Potomac Heritage National Scenic Trail
Five trails are currently recognized as segments of the Potomac Heritage National Scenic Trail: - the 70-mile Laurel Highlands Hiking Trail between Ohiopyle and Seward, Penn., managed by Laurel Ridge State Park, Pennsylvania Department of Conservation and Natural Resources; - the 150-mile Great Allegheny Passage between Cumberland, Md., and Ohiopyle and between Pittsburgh, Penn., and Ohiopyle, managed by an alliance of organizations and agencies; - the 184.5-mile C & O Canal Towpath between Georgetown (in the District of Columbia) and Cumberland, Md., managed by Chesapeake & Ohio Canal National Historical Park; and - the 17-mile Mount Vernon Trail and the 10-mile Potomac Heritage Trail in northern Virginia, managed by George Washington Memorial Parkway.
Suitland Parkway
Suitland Parkway is a limited access scenic roadway that was opened during World War II on December 9, 1944, to serve as a rapid transit road between Camp Springs (later renamed Andrews Field) in Prince George's County, Maryland, to Bolling Field Air Force Base, the Pentagon and downtown Washington, D.C. Today the Parkway is a dual lane roadway used by visitors and commuters approaching the nation's capital from the east. The White House frequently uses the Parkway, as well as congressional and military personnel and foreign dignitaries who fly into and out of Andrews Air Force Base (AAFB). The Parkway corridor is often the first image foreign heads of state get of the United States. Suitland Parkway begins in the District of Columbia, and extends 9.35 miles to Maryland Route 4.
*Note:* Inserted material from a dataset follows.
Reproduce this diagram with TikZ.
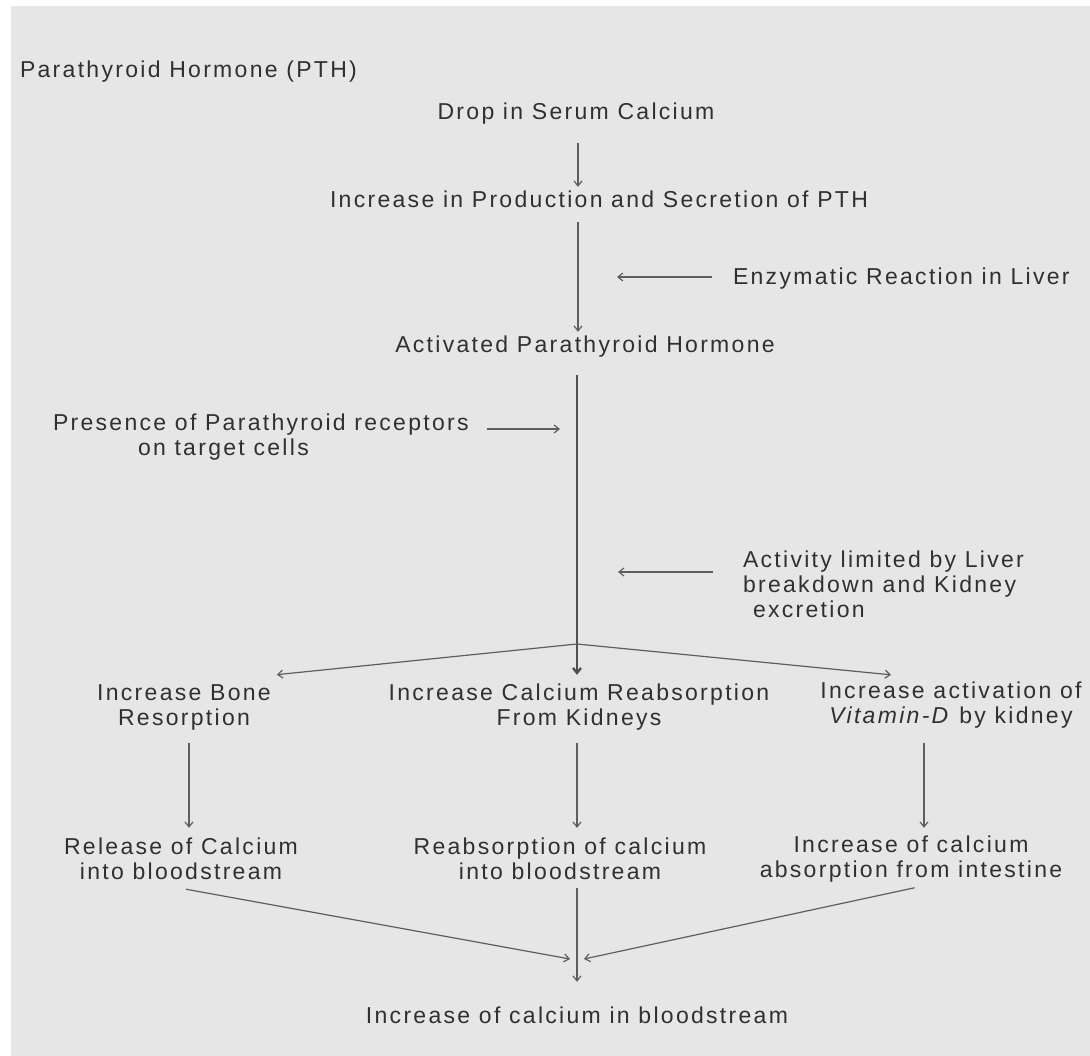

Thomas Stone National Historic Site
Port Tobacco, MD
The story of Thomas Stone is not just the story of man who signed the Declaration of Independence. It is about a peace loving man, who only after realizing he had no further options for peace, pledged his life, fortune, and sacred honor toward the vision of an independent America. It is about a devoted family man who took in six other family members upon the death of his father, and when his wife became gravely ill, put his national aspirations on hold to spend more time with her and their children. When you visit Thomas Stone National Historic Site, you are truly taking a step back in time. Whether it is the restored manor house, or the collection of 19th century outbuildings,or just the quiet and solitude, there is something for everyone here. Come spend some time here and learn of this hidden jewel in the national park system. Located in Charles County, Maryland, Thomas Stone NHS is 25 miles south of Washington D.C.